EXERCISE AIM :: Extract the lines from the start through the line that holds "(270.5pt,4.5pt) rectangle (507pt,206.5pt);", both included, omitting all images.

---------- DATA EXTRACT

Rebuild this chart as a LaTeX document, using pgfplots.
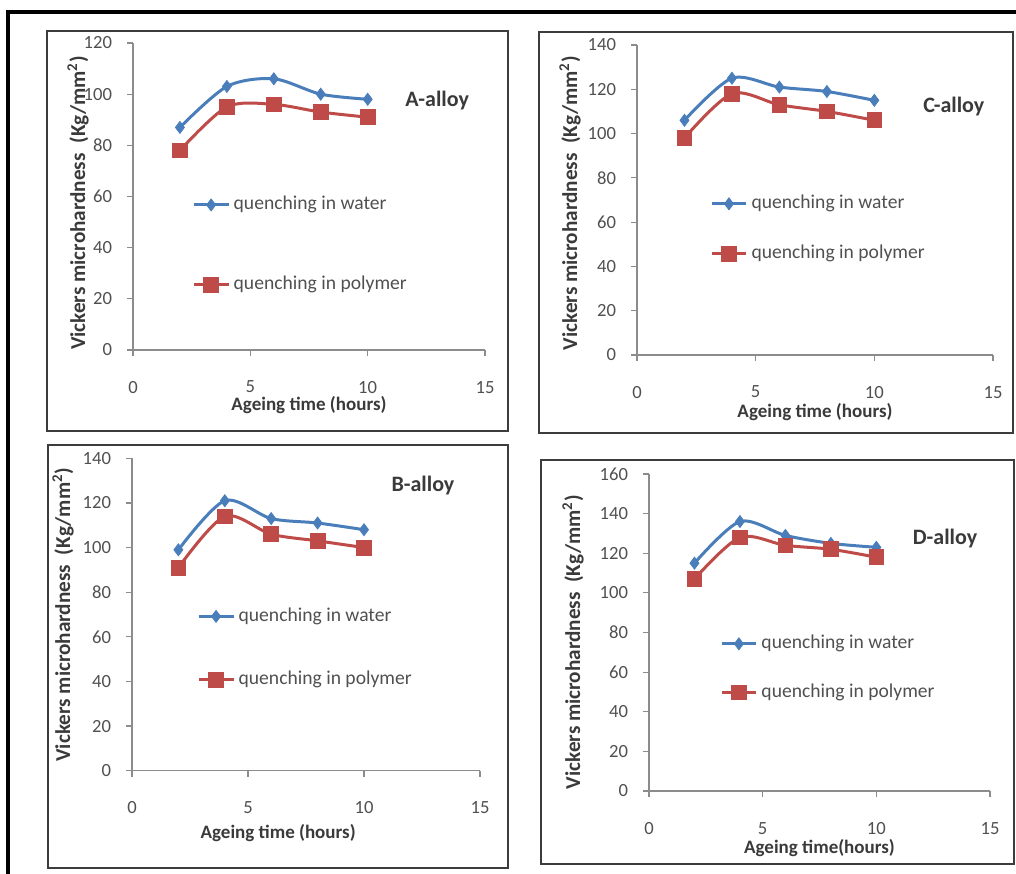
\documentclass[border=0pt]{standalone}
\usepackage{fontspec}
\setmainfont{Carlito}
\usepackage{pgfplots}
\pgfplotsset{compat=1.18}

\definecolor{wblue}{HTML}{4A7EBB}
\definecolor{pred}{HTML}{BE4B48}
\definecolor{axisgray}{HTML}{8C8C8C}
\definecolor{ticktext}{HTML}{505050}
\definecolor{labeltext}{HTML}{3A3A3A}
\definecolor{boxgray}{HTML}{3C3C3C}

\tikzset{alloy/.style={font=\bfseries\fontsize{11}{13}\selectfont, text=labeltext}}

\pgfplotsset{
  panel/.style={
    scale only axis, xmin=0, xmax=15, ymin=0,
    xtick={0,5,10,15}, ytick distance=20,
    axis lines=left,
    axis line style={-, draw=axisgray, line width=0.6pt},
    tick align=outside, major tick length=3pt,
    tick style={axisgray, line width=0.6pt},
    tick label style={font=\fontsize{9.3}{10}\selectfont, text=ticktext},
    /pgf/number format/assume math mode=true,
    xticklabel shift=9pt, yticklabel shift=4pt,
    xlabel style={font=\bfseries\fontsize{9.5}{11}\selectfont, text=labeltext},
    ylabel style={font=\bfseries\fontsize{10.6}{12}\selectfont, text=labeltext},
    xlabel={Ageing time (hours)},
    ylabel={Vickers microhardness\ \ (Kg/mm\textsuperscript{2})},
    clip=false,
    legend cell align=left,
    legend style={draw=none, fill=none, inner sep=0pt, anchor=north west,
      font=\fontsize{9.8}{11}\selectfont, text=ticktext,
      nodes={inner sep=0pt, text height=7pt, text depth=2pt}, column sep=2pt},
  },
  water/.style={smooth, tension=0.5, color=wblue, line width=1.5pt,
    mark=diamond*, mark size=3pt,
    mark options={fill=wblue, draw=wblue, line width=0.4pt}},
  poly/.style={smooth, tension=0.5, color=pred, line width=1.5pt,
    mark=square*, mark size=3.7pt,
    mark options={fill=pred, draw=pred, line width=0.4pt}},
}

\begin{document}
\begin{tikzpicture}
\useasboundingbox (0,0) rectangle (508pt,436.5pt);

% outer frame (left and top edges are visible)
\draw[black, line width=1.6pt] (4pt,-5pt) -- (4pt,430.5pt) -- (515pt,430.5pt);

% panel frames
\draw[boxgray, line width=1pt] (23.5pt,221pt) rectangle (254pt,421pt);
\draw[boxgray, line width=1pt] (269.5pt,220pt) rectangle (506.5pt,420.5pt);
\draw[boxgray, line width=1pt] (24pt,2.5pt) rectangle (254pt,214pt);
\draw[boxgray, line width=1pt] (270.5pt,4.5pt) rectangle (507pt,206.5pt);

% ---------------- A-alloy ----------------
\begin{axis}[panel, at={(66.5pt,261.5pt)}, anchor=south west,
  width=176pt, height=153.5pt, ymax=120,
  xlabel style={at={(axis description cs:0.5,-0.179)}, anchor=center},
  ylabel style={at={(axis description cs:-0.156,0.479)}, anchor=center},
  legend style={at={(axis description cs:0.168,0.503)}, row sep=31pt}]
\addplot[water] coordinates {(2,87) (4,103) (6,106) (8,100) (10,98)};
\addplot[poly] coordinates {(2,78) (4,95) (6,96) (8,93) (10,91)};
\legend{quenching in water, quenching in polymer}
\node[alloy] at (rel axis cs:0.864,0.814) {A-alloy};
\end{axis}

% ---------------- C-alloy ----------------
\begin{axis}[panel, at={(318.5pt,259pt)}, anchor=south west,
  width=178pt, height=155pt, ymax=140,
  xlabel style={at={(axis description cs:0.5,-0.184)}, anchor=center},
  ylabel style={at={(axis description cs:-0.188,0.49)}, anchor=center},
  legend style={at={(axis description cs:0.205,0.518)}, row sep=16pt}]
\addplot[water] coordinates {(2,106) (4,125) (6,121) (8,119) (10,115)};
\addplot[poly] coordinates {(2,98) (4,118) (6,113) (8,110) (10,106)};
\legend{quenching in water, quenching in polymer}
\node[alloy] at (rel axis cs:0.89,0.803) {C-alloy};
\end{axis}

% ---------------- B-alloy ----------------
\begin{axis}[panel, at={(66pt,51.15pt)}, anchor=south west,
  width=174pt, height=156.2pt, ymax=140,
  xlabel style={at={(axis description cs:0.42,-0.198)}, anchor=center},
  ylabel style={at={(axis description cs:-0.198,0.5)}, anchor=center},
  legend style={at={(axis description cs:0.187,0.524)}, row sep=22.7pt}]
\addplot[water] coordinates {(2,99) (4,121) (6,113) (8,111) (10,108)};
\addplot[poly] coordinates {(2,91) (4,114) (6,106) (8,103) (10,100)};
\legend{quenching in water, quenching in polymer}
\node[alloy] at (rel axis cs:0.836,0.914) {B-alloy};
\end{axis}

% ---------------- D-alloy ----------------
\begin{axis}[panel, at={(324.5pt,41pt)}, anchor=south west,
  width=170.5pt, height=158.5pt, ymax=160,
  xlabel={Ageing time(hours)},
  xlabel style={at={(axis description cs:0.5,-0.18)}, anchor=center},
  ylabel style={at={(axis description cs:-0.223,0.47)}, anchor=center},
  legend style={at={(axis description cs:0.208,0.494)}, row sep=15.3pt}]
\addplot[water] coordinates {(2,115) (4,136) (6,129) (8,125) (10,123)};
\addplot[poly] coordinates {(2,107) (4,128) (6,124) (8,122) (10,118)};
\legend{quenching in water, quenching in polymer}
\node[alloy] at (rel axis cs:0.868,0.795) {D-alloy};
\end{axis}
\end{tikzpicture}
\end{document}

--------------------

ANSWER TO THE EXERCISE ::
Rebuild this chart as a LaTeX document, using pgfplots.
\documentclass[border=0pt]{standalone}
\usepackage{fontspec}
\setmainfont{Carlito}
\usepackage{pgfplots}
\pgfplotsset{compat=1.18}

\definecolor{wblue}{HTML}{4A7EBB}
\definecolor{pred}{HTML}{BE4B48}
\definecolor{axisgray}{HTML}{8C8C8C}
\definecolor{ticktext}{HTML}{505050}
\definecolor{labeltext}{HTML}{3A3A3A}
\definecolor{boxgray}{HTML}{3C3C3C}

\tikzset{alloy/.style={font=\bfseries\fontsize{11}{13}\selectfont, text=labeltext}}

\pgfplotsset{
  panel/.style={
    scale only axis, xmin=0, xmax=15, ymin=0,
    xtick={0,5,10,15}, ytick distance=20,
    axis lines=left,
    axis line style={-, draw=axisgray, line width=0.6pt},
    tick align=outside, major tick length=3pt,
    tick style={axisgray, line width=0.6pt},
    tick label style={font=\fontsize{9.3}{10}\selectfont, text=ticktext},
    /pgf/number format/assume math mode=true,
    xticklabel shift=9pt, yticklabel shift=4pt,
    xlabel style={font=\bfseries\fontsize{9.5}{11}\selectfont, text=labeltext},
    ylabel style={font=\bfseries\fontsize{10.6}{12}\selectfont, text=labeltext},
    xlabel={Ageing time (hours)},
    ylabel={Vickers microhardness\ \ (Kg/mm\textsuperscript{2})},
    clip=false,
    legend cell align=left,
    legend style={draw=none, fill=none, inner sep=0pt, anchor=north west,
      font=\fontsize{9.8}{11}\selectfont, text=ticktext,
      nodes={inner sep=0pt, text height=7pt, text depth=2pt}, column sep=2pt},
  },
  water/.style={smooth, tension=0.5, color=wblue, line width=1.5pt,
    mark=diamond*, mark size=3pt,
    mark options={fill=wblue, draw=wblue, line width=0.4pt}},
  poly/.style={smooth, tension=0.5, color=pred, line width=1.5pt,
    mark=square*, mark size=3.7pt,
    mark options={fill=pred, draw=pred, line width=0.4pt}},
}

\begin{document}
\begin{tikzpicture}
\useasboundingbox (0,0) rectangle (508pt,436.5pt);

% outer frame (left and top edges are visible)
\draw[black, line width=1.6pt] (4pt,-5pt) -- (4pt,430.5pt) -- (515pt,430.5pt);

% panel frames
\draw[boxgray, line width=1pt] (23.5pt,221pt) rectangle (254pt,421pt);
\draw[boxgray, line width=1pt] (269.5pt,220pt) rectangle (506.5pt,420.5pt);
\draw[boxgray, line width=1pt] (24pt,2.5pt) rectangle (254pt,214pt);
\draw[boxgray, line width=1pt] (270.5pt,4.5pt) rectangle (507pt,206.5pt);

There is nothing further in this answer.